Tuesday, February 7, 2012

Sorcery and Cecelia

Sorcery and Cecelia or The Enchanted Chocolate Pot by Patricia C. Wrede and Caroline Stevermer
Harcourt, Inc., 1988
320 pages
YA; Historical; Fantastical
4/5 stars

Source: Library

I guess I was on a bit of a historical fantasy kick as I've been meaning to read this for ages but only finally managed to pick it up from the library. Told through letters exchanged by cousins Cecelia and Kate who are separated for the Season, we enter an enchanting Regency world of magic.

Cecy and Kate are trouble-makers, no doubt, as well as curious, intelligent young ladies. Thus even though they are separated, they are still able to become embroiled in related adventures as well as discovering more about their own family and finding romance.

Kate is the one who gets to go to London along with her beautiful sister Georgina. While attending a new wizard's entrance into the Royal Magic College, Kate is almost killed by a witch who thinks she is actually a guy masquerading as a woman. When Kate meets that man, she ends up agreeing to be his fiancee for a season in order for him to confound a magical plot. Meanwhile Cecy in the country is discovering her own magical abilities and endeavoring to teach newcomer James Tarleton how to spy on people, as he is most wretched at the work.

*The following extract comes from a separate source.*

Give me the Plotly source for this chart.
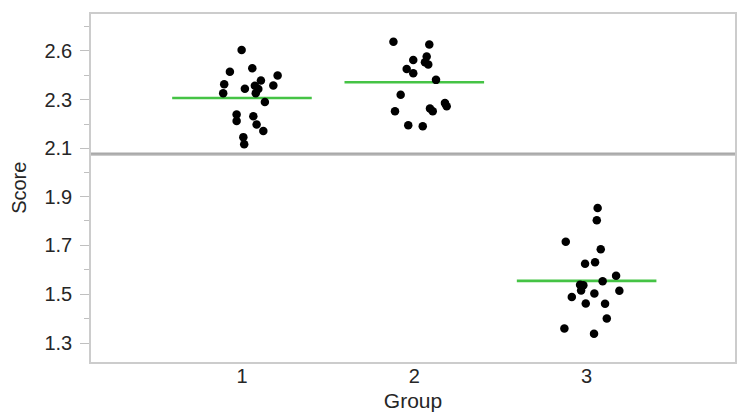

The beginning was difficult for me as I struggled to figure out all of the relationships. Although Kate and Cecy are well-established as cousins, their other relations are less clear.  Once the book began to assume those relationships were settled and moved onto the magic and romance, I was far more charmed. I did prefer Kate and James' romance but this is apparently a debated point among readers of the book.

At the end, the authors share how they were inspired to write this book. Apparently it is based on an old game and the authors barely consulted each other as they wrote, each allowing the next letter to be a surprise. I love getting a tiny glimpse into the creative process. Some parts did seem a bit rough, evidence of the way it was written but still perfectly readable.

Overall: A delightful read with a premise and setting I just adored. The main characters are also wonderful.


  1. Oohhhh, this book is told through letters exchanged by the two cousins? That is SO cool! :) I've been looking into different ways to tell a story and I think that reading letters can be just as intimate as reading thoughts sometimes too! And the WAY that the authors wrote the letters to each other was even cooler!

    Beautiful review, B! I would've never thought of picking up this book before, but now I really want to!! :)

  2. Ooo, this one sounds fun! I love the concept and the cover--great review. :)


    Author Gail Carriger shares her favorite romantic book scene at The Midnight Garden!

  3. Wow! This book looks very original! Definitely checking it out. Thanks for the review!